Last revised: May 30, 2014

Modern Slavery and Human Trafficking Statement 

H.B. Fuller Company is committed to ensuring that there is no modern slavery or human trafficking in our supply chain or in any part of our business. Our Code of Business Conduct, which includes our Fair Treatment Core Policy, reflects our commitment to acting ethically and with integrity in all our business relationships. As part of this commitment, we continue to review and aim to implement effective systems and controls.

We recently updated our Conditions of Purchase, through which we do business with our suppliers, to make clearer our position on modern slavery and human trafficking and other ethical/compliance requirements. We further emphasize this stance within a Supplier Expectations letter, also recently updated, which specifically forms part of all new supplier contracts so far as we are able to negotiate this with suppliers. To promote and to allow suppliers easier access to these expectations, this year we also rolled out a new ‘Supplier page’ on our publicly available website:

To ensure a high level of understanding of the risks of modern slavery and human trafficking in our supply chain and our business, we have provided training to our employees and will continue to do so in the future. Next year we hope to refresh and refine our training to ensure that it is most effective. To this end, we will work further with our Sourcing group to identify, assess and monitor potential risk areas across our supply chain.  We will review our due diligence and ongoing assessment of suppliers.

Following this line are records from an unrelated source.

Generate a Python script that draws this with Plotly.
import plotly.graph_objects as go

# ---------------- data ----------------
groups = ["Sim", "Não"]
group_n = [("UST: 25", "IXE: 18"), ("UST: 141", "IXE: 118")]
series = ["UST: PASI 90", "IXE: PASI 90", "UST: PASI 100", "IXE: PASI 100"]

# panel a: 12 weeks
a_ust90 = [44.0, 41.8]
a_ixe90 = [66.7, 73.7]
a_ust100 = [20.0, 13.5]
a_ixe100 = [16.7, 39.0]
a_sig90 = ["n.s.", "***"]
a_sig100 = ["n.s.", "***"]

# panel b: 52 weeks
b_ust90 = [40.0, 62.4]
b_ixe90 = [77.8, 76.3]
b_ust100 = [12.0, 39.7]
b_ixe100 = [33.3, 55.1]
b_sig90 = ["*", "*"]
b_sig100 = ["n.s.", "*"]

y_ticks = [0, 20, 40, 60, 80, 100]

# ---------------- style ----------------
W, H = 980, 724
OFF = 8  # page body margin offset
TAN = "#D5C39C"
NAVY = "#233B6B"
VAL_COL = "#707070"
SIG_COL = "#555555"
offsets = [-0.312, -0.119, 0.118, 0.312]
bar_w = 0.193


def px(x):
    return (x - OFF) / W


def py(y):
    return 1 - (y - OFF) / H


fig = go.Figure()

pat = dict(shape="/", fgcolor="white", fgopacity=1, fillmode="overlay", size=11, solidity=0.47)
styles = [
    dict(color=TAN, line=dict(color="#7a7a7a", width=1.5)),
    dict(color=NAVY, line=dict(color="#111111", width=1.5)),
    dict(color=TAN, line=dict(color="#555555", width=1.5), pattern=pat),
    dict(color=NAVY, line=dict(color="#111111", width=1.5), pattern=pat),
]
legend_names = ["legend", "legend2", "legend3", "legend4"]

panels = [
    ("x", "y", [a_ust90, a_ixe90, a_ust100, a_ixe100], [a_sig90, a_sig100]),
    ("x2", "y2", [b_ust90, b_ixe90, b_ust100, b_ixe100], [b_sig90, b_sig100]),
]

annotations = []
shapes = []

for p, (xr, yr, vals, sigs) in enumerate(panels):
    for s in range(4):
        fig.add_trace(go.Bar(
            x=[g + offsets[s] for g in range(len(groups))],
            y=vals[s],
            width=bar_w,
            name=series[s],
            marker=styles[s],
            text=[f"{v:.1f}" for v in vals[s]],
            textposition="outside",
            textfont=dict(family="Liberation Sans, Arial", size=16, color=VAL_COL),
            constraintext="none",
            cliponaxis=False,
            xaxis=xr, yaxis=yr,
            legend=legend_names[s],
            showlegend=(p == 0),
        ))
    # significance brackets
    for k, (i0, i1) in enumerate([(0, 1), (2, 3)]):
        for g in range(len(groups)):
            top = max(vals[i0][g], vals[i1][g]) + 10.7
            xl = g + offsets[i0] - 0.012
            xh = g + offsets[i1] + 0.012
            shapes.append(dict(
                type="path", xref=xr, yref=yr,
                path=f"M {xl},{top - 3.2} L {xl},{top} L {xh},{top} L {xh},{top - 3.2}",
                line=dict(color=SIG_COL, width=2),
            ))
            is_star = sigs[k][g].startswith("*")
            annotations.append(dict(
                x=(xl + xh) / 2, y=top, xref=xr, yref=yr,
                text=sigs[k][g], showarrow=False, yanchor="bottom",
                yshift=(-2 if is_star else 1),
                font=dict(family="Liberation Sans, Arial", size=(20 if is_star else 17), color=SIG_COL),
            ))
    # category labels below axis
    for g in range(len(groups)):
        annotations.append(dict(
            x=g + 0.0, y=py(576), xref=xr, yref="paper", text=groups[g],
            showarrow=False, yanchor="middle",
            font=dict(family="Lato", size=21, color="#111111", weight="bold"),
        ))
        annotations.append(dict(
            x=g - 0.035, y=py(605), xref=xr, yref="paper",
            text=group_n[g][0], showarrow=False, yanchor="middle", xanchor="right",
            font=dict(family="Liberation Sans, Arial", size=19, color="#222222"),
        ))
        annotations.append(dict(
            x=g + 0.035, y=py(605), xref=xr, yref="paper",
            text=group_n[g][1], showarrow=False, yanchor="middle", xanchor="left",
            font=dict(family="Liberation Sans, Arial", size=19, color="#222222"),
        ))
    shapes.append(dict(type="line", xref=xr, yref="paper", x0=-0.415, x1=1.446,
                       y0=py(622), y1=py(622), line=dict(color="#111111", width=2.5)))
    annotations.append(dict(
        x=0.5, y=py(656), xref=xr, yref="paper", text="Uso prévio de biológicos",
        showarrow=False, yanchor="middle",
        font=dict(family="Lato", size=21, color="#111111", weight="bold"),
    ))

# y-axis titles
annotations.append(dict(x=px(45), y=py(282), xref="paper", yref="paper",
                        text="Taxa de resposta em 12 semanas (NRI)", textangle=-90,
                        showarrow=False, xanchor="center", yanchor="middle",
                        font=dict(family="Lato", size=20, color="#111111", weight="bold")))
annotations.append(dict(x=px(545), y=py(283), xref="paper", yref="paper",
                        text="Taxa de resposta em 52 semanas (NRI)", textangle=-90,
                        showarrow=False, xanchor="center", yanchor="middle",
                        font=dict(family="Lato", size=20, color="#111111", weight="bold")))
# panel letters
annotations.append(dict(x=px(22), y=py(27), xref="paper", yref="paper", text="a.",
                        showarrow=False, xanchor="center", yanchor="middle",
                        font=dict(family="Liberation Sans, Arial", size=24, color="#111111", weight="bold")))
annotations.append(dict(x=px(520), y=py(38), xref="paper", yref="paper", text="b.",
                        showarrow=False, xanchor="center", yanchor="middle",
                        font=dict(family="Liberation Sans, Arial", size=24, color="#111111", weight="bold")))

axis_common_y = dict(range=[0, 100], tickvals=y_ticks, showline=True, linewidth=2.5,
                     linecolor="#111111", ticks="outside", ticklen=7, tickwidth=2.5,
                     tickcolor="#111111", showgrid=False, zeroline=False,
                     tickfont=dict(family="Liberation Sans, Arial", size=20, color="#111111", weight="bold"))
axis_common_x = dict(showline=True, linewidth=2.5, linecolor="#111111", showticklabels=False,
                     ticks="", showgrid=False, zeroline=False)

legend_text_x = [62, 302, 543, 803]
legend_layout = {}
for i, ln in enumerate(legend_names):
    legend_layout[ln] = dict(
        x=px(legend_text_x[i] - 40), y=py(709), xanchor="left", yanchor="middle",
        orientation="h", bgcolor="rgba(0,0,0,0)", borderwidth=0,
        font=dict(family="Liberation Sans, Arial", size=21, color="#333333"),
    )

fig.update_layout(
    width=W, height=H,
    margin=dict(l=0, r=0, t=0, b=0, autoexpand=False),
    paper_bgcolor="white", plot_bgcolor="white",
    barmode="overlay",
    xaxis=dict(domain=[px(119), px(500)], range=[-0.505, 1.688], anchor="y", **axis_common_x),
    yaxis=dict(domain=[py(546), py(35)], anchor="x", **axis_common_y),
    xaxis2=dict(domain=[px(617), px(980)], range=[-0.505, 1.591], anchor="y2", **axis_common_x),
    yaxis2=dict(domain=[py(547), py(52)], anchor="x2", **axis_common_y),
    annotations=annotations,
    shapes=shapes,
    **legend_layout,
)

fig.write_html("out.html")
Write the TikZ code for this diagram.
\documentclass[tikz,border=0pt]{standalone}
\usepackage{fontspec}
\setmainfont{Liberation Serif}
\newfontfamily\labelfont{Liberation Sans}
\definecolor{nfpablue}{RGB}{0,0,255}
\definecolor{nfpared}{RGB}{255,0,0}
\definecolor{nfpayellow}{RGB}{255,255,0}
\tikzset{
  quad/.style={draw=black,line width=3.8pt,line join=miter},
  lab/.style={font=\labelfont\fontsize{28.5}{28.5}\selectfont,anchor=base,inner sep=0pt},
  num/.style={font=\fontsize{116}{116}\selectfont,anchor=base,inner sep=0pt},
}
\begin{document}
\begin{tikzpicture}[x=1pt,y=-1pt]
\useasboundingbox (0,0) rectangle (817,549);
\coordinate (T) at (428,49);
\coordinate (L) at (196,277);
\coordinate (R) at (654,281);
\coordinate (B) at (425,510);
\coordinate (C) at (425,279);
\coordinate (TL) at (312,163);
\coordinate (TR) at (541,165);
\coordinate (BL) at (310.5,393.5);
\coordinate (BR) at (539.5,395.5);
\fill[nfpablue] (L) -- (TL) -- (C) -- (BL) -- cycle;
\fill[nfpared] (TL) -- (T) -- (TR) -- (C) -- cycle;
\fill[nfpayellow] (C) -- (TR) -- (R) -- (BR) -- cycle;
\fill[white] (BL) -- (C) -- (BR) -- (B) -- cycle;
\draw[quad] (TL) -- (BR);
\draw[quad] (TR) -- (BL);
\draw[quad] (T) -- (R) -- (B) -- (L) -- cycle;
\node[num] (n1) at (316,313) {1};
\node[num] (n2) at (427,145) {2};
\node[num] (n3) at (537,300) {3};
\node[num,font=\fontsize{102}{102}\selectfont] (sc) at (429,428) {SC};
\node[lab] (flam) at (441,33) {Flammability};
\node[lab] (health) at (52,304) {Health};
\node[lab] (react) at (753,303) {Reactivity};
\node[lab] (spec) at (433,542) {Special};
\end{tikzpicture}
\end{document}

Our HBF Path Employee Helpline process is a channel through which we aim to protect and support reporting and whistle blowing by our employees. We might consider expanding access to our Helpline to other individuals in order to enhance potential reporting of noncompliance with our Code of Business Conduct.

Our goal for next year is to deliver improvements on our ongoing assessment of risk areas in our supply chain, and to ensure that the H.B. Fuller wider group around the world, including more recently acquired businesses, is consistent in its approach. Our work with the Sourcing group will be a key part of this drive towards delivering improvements.

This statement is made pursuant to section 54(1) of the Modern Slavery Act 2015 and constitutes H.B. Fuller Company’s slavery and human trafficking statement for the financial year ending December 3, 2020.